A newly discovered die cut-omitted (imperforate) error of the 2011 United States 20¢ George Washington coil stamp (Scott 4512) has been reported by a stamp collector in Wisconsin.

Clyde Ekar has a large Priority Mail flat-rate padded envelope franked with 39 examples of the imperforate Washington stamp plus a single 5¢ American Toleware Coffeepot sheet stamp. The postage totals $7.85, an apparent payment of the $5.30 Priority Mail padded envelope flat rate in effect during most of 2012, plus the added $2.55 fee for signature confirmation.

The stamps are postmarked with a handstamp dated Nov. 23, 2012, and the package also bears a zero-value U.S. Postal Service PVI (postage validation imprint) label with the same date.

That label is struck with a red handstamp, “Postage Verified at Elkhorn 53121,” which means the postage on the envelope was checked and verified by a post office clerk before the package was mailed from Elkhorn, Wis., to Lake Nebagamon, Wis.

The image shown here, provided by Ekar, is cropped slightly at right. Ekar confirms that the parcel is franked with one strip of nine and three strips of 10 of the error stamp, and that the ends of some of these strips are wrapped around the right edge and continue onto the back of the parcel.

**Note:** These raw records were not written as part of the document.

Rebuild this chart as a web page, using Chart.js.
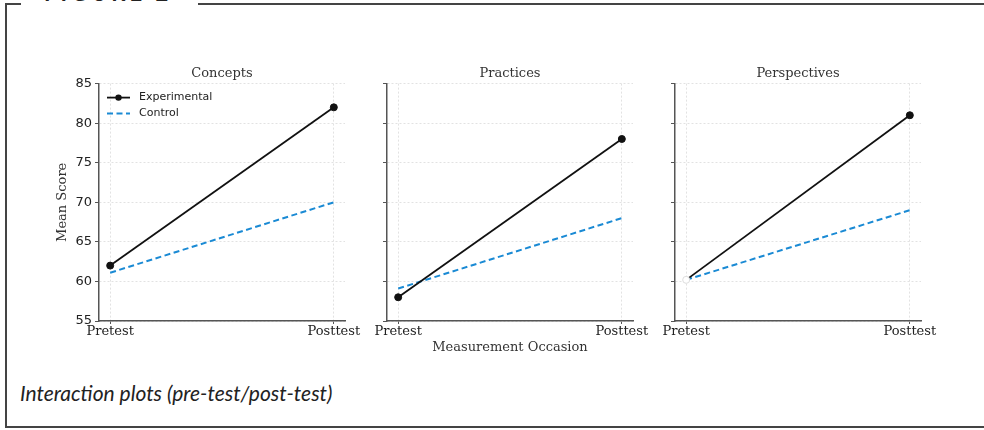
<!DOCTYPE html>
<html>
<head>
<meta charset="utf-8">
<script src="https://cdn.jsdelivr.net/npm/chart.js@4/dist/chart.umd.min.js"></script>
<style>
  html, body { margin: 0; padding: 0; background: #fff; }
  body { width: 984px; height: 430px; position: relative; overflow: hidden; }
  .frame-left { position: absolute; left: 5px; top: 3px; width: 2px; height: 425px; background: #444; }
  .frame-top1 { position: absolute; left: 5px; top: 3px; width: 16px; height: 2px; background: #444; }
  .frame-top2 { position: absolute; left: 198px; top: 3px; width: 786px; height: 2px; background: #444; }
  .frame-bottom { position: absolute; left: 5px; top: 426px; width: 979px; height: 2px; background: #444; }
  .fig-label { position: absolute; left: 44px; top: -18px; font: bold 22px Lato, sans-serif; line-height: 22px; letter-spacing: 4px; color: #222; }
  .caption { position: absolute; left: 20px; top: 380px; font: italic 21px Lato, sans-serif; color: #222; }
  canvas { position: absolute; }
</style>
</head>
<body>
<div class="frame-left"></div>
<div class="frame-top1"></div>
<div class="frame-top2"></div>
<div class="frame-bottom"></div>
<div class="fig-label">FIGURE 2</div>
<canvas id="c0" style="left:39px;top:60px" width="336" height="301"></canvas>
<canvas id="c1" style="left:327px;top:60px" width="336" height="301"></canvas>
<canvas id="c2" style="left:615px;top:60px" width="336" height="301"></canvas>
<div class="caption">Interaction plots (pre-test/post-test)</div>

<script>
// Data
const occasions = ['Pretest', 'Posttest'];
const panels = ['Concepts', 'Practices', 'Perspectives'];
const experimentalConcepts = [62, 82];
const controlConcepts = [61.1, 70];
const experimentalPractices = [58, 78];
const controlPractices = [59.1, 68];
const experimentalPerspectives = [60.2, 81];
const controlPerspectives = [60.2, 69];
const yTicks = [55, 60, 65, 70, 75, 80, 85];

const expData = [experimentalConcepts, experimentalPractices, experimentalPerspectives];
const ctrlData = [controlConcepts, controlPractices, controlPerspectives];

const serif = "'DejaVu Serif', serif";
const sans = "'DejaVu Sans', sans-serif";
const axisColor = '#555';
const blue = '#1a8ad4';

function toPoints(arr) {
    return arr.map((v, i) => ({ x: i, y: v }));
}

// legend drawn inside the plot area, like the original
const innerLegend = {
    id: 'innerLegend',
    afterDatasetsDraw(chart, args, opts) {
        if (!opts.show) return;
        const ctx = chart.ctx;
        const area = chart.chartArea;
        ctx.save();
        chart.data.datasets.forEach((ds, i) => {
            const y = area.top + 14 + i * 16;
            const x0 = area.left + 8;
            ctx.strokeStyle = ds.borderColor;
            ctx.lineWidth = ds.borderWidth;
            ctx.setLineDash(ds.borderDash || []);
            ctx.beginPath();
            ctx.moveTo(x0, y);
            ctx.lineTo(x0 + 23, y);
            ctx.stroke();
            ctx.setLineDash([]);
            if (ds.pointRadius > 0) {
                ctx.fillStyle = ds.borderColor;
                ctx.beginPath();
                ctx.arc(x0 + 11.5, y, 3.2, 0, Math.PI * 2);
                ctx.fill();
            }
            ctx.fillStyle = '#222';
            ctx.font = '11px ' + sans;
            ctx.textBaseline = 'middle';
            ctx.fillText(ds.label, x0 + 32, y);
        });
        ctx.restore();
    }
};

function makeChart(idx) {
    const ctx = document.getElementById('c' + idx).getContext('2d');
    const first = idx === 0;
    const middle = idx === 1;
    new Chart(ctx, {
        type: 'line',
        data: {
            datasets: [{
                label: 'Experimental',
                data: toPoints(expData[idx]),
                borderColor: '#111',
                borderWidth: 1.8,
                pointRadius: 3.5,
                pointBackgroundColor: c => (idx === 2 && c.dataIndex === 0) ? '#fff' : '#111',
                pointBorderColor: c => (idx === 2 && c.dataIndex === 0) ? '#ddd' : '#111',
                pointBorderWidth: 1,
                tension: 0
            }, {
                label: 'Control',
                data: toPoints(ctrlData[idx]),
                borderColor: blue,
                borderWidth: 2,
                borderDash: [6, 3.5],
                pointRadius: 0,
                tension: 0
            }]
        },
        options: {
            responsive: false,
            animation: false,
            layout: { padding: { left: 0, right: 30, top: 0, bottom: 0 } },
            plugins: {
                legend: { display: false },
                tooltip: { enabled: false },
                title: {
                    display: true,
                    text: panels[idx],
                    fullSize: false,
                    color: '#333',
                    font: { family: serif, size: 13, weight: 'normal' },
                    padding: { top: 6, bottom: 2 }
                },
                innerLegend: { show: first }
            },
            scales: {
                x: {
                    type: 'linear',
                    min: -0.05,
                    max: 1.05,
                    afterBuildTicks: s => { s.ticks = occasions.map((o, i) => ({ value: i })); },
                    afterFit: s => { s.height = 40; },
                    ticks: {
                        callback: v => occasions[v],
                        color: '#222',
                        font: { family: serif, size: 13 },
                        padding: 0,
                        maxRotation: 0
                    },
                    grid: { color: '#e2e2e2', tickColor: axisColor, tickLength: 3, lineWidth: 1 },
                    border: { color: axisColor, width: 1.5, dash: [2, 2] },
                    title: {
                        display: middle,
                        text: 'Measurement Occasion',
                        color: '#333',
                        font: { family: serif, size: 13 },
                        padding: { top: 0, bottom: 6 }
                    }
                },
                y: {
                    min: 55,
                    max: 85,
                    afterBuildTicks: s => { s.ticks = yTicks.map(v => ({ value: v })); },
                    afterFit: s => { s.width = 60; },
                    ticks: {
                        display: first,
                        color: '#222',
                        font: { family: sans, size: 13 },
                        padding: 3
                    },
                    grid: { color: '#e2e2e2', tickColor: axisColor, tickLength: 4, lineWidth: 1 },
                    border: { color: axisColor, width: 1.5, dash: [2, 2] },
                    title: {
                        display: first,
                        text: 'Mean Score',
                        color: '#333',
                        font: { family: serif, size: 13 },
                        padding: { top: 16 }
                    }
                }
            }
        },
        plugins: [innerLegend]
    });
}

makeChart(0);
makeChart(1);
makeChart(2);
</script>
</body>
</html>
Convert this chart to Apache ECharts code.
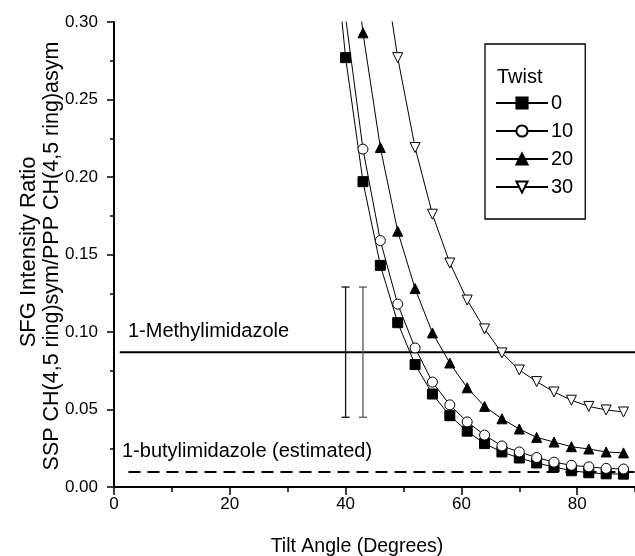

This is the first report of an imperforate error on the 20¢ George Washington coil, which was issued April 11, 2011.

A pane of 20 20¢ George Washington stamps with the same design (Scott 4504) was issued on the same date.

The error stamps on the envelope can be identified as coils in part because of the plate number P22222 visible on the first stamp at left in the third strip on the package (directly below the sender’s flag-decorated return address label).

The envelope was examined by the American Philatelic Expertizing Service in Bellefonte, Pa., which rendered this opinion: “United States, Scott No. 4512, strips of 9, 10, 10 and 10, die cut omitted error, used on priority mail cover, genuine in all respects.”

Ekar told Linn’s Stamp News that he received the envelope in the mail, filled with circuit books from the American Philatelic Society that were being forwarded by another collector.

“When I received it, I didn’t think anything of it,” Ekar said. “I save covers, so I just put it away.”

Two or three months ago, he said, he was looking through his covers and noticed the coil stamps had no die cuts and were cut apart in strips of nine and 10.

That’s when he sent the envelope in for expertizing.

Ekar added that he has tried to reach the collector who sent the package to see if he can add to the story — or if he happens to have any of the mint stamps remaining — but with no luck.

Charles Snee, editor of the Scott catalogs, said the new error will be listed in the 2016 Scott Specialized Catalogue of United States Stamps and Covers.